:: Dataset content ::

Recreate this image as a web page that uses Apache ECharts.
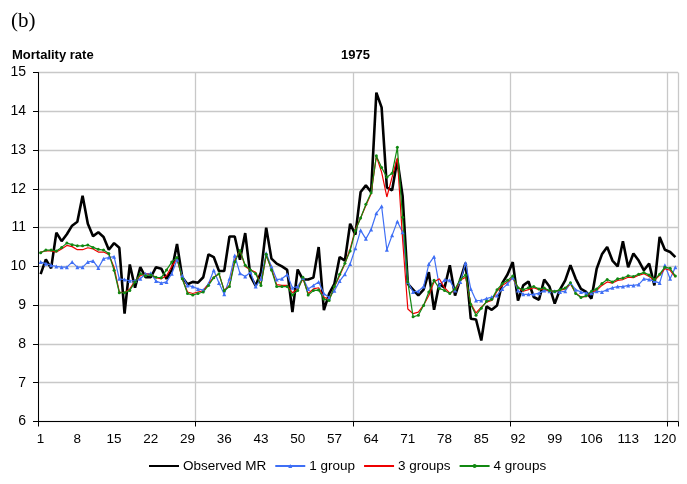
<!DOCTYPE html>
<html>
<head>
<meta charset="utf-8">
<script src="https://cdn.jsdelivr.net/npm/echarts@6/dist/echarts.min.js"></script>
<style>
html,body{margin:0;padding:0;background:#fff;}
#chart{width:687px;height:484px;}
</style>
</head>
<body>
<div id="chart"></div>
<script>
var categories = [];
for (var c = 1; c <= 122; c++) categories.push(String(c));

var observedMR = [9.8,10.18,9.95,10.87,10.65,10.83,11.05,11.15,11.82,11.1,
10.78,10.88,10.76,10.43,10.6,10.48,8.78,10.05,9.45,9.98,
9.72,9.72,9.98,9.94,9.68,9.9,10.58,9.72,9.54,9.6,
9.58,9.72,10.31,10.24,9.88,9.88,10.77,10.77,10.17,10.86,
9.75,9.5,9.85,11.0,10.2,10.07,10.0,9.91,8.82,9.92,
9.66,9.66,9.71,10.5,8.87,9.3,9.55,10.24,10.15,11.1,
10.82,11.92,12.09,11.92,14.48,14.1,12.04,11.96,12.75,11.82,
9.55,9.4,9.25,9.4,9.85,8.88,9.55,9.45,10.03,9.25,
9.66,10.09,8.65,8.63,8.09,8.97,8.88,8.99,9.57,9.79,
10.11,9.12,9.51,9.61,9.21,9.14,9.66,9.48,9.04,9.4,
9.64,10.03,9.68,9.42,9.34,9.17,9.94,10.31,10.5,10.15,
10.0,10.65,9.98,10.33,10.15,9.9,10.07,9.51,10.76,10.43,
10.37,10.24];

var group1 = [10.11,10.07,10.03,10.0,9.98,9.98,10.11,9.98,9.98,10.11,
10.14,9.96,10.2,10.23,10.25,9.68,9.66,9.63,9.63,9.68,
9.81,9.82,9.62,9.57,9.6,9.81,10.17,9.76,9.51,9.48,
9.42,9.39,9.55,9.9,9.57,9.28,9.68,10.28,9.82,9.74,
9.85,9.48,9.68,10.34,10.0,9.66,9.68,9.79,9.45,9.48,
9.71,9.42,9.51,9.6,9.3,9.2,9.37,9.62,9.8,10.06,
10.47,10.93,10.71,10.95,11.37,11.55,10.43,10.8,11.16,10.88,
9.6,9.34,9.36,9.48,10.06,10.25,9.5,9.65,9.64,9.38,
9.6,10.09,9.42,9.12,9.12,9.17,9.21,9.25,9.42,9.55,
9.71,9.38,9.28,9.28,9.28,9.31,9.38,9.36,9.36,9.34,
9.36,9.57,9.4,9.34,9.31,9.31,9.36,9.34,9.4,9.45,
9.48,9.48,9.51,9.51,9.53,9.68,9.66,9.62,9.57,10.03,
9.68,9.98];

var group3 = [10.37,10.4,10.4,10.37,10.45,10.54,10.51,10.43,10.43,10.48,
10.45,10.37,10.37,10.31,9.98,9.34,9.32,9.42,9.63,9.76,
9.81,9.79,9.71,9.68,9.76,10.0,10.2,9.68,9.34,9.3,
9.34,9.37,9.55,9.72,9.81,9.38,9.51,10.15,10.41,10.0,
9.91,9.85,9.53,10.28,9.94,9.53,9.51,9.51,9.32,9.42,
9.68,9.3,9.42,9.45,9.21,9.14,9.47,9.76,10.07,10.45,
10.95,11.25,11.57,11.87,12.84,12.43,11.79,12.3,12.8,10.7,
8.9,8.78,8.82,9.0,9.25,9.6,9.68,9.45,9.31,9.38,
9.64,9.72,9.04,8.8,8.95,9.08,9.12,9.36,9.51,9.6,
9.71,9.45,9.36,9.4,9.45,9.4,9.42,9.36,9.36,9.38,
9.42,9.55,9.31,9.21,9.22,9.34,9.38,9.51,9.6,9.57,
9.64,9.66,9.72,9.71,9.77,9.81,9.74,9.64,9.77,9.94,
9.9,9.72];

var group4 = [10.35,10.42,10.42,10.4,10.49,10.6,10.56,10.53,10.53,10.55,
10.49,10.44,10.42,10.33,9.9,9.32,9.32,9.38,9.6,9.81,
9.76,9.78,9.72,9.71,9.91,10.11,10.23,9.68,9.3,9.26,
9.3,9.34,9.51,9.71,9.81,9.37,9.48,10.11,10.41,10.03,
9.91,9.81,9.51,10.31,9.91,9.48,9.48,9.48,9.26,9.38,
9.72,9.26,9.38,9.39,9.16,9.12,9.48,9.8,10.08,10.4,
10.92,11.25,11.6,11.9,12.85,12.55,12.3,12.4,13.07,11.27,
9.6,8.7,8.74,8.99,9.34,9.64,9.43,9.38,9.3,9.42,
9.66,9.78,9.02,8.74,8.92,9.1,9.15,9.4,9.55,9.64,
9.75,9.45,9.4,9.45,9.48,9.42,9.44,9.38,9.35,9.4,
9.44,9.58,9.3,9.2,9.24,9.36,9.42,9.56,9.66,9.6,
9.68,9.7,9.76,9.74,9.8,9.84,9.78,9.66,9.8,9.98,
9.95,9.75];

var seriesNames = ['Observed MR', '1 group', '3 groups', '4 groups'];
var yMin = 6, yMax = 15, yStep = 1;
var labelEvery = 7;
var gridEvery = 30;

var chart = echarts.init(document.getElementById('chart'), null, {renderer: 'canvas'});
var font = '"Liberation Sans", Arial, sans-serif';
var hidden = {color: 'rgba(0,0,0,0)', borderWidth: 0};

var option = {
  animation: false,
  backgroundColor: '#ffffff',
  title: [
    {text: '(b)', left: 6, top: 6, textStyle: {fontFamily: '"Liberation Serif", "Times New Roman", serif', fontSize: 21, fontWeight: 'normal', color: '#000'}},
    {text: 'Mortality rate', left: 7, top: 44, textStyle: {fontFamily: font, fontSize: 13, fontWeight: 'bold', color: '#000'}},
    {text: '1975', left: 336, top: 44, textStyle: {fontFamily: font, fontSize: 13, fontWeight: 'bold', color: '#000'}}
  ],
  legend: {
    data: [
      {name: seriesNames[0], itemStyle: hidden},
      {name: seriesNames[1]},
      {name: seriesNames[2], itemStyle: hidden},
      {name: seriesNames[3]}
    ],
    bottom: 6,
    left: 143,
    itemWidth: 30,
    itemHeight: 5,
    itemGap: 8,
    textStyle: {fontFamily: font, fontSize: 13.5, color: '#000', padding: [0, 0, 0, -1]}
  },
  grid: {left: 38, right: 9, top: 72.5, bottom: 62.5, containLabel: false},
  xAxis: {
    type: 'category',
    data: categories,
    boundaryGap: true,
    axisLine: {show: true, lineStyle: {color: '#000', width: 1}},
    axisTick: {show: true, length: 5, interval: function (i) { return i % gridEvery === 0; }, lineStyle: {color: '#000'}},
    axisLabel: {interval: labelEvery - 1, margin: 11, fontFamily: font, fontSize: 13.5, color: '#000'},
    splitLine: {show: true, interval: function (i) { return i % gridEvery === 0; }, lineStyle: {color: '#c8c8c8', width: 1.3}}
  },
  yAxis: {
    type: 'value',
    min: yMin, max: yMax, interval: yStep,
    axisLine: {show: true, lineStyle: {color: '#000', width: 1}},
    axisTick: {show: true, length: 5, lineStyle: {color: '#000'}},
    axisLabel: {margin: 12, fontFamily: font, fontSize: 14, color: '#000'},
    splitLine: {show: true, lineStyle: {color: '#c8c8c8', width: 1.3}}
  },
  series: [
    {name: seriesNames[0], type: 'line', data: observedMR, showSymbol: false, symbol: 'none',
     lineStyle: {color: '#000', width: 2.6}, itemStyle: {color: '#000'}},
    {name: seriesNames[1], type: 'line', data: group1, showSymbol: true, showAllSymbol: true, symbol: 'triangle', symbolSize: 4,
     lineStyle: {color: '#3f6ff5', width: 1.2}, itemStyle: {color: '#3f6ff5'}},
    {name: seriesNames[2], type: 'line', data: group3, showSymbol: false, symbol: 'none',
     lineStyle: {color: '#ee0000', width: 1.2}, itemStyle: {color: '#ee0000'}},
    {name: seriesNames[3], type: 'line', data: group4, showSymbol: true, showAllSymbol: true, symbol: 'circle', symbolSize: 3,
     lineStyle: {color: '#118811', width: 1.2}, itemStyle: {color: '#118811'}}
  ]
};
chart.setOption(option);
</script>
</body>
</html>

:::

### [Task objective]
From the top of the listing above, repeat each line exactly until you reach the line containing "for (var c = 1;", and repeat that one too. Leave the pictures out.

### [Task result]
Recreate this image as a web page that uses Apache ECharts.
<!DOCTYPE html>
<html>
<head>
<meta charset="utf-8">
<script src="https://cdn.jsdelivr.net/npm/echarts@6/dist/echarts.min.js"></script>
<style>
html,body{margin:0;padding:0;background:#fff;}
#chart{width:687px;height:484px;}
</style>
</head>
<body>
<div id="chart"></div>
<script>
var categories = [];
for (var c = 1; c <= 122; c++) categories.push(String(c));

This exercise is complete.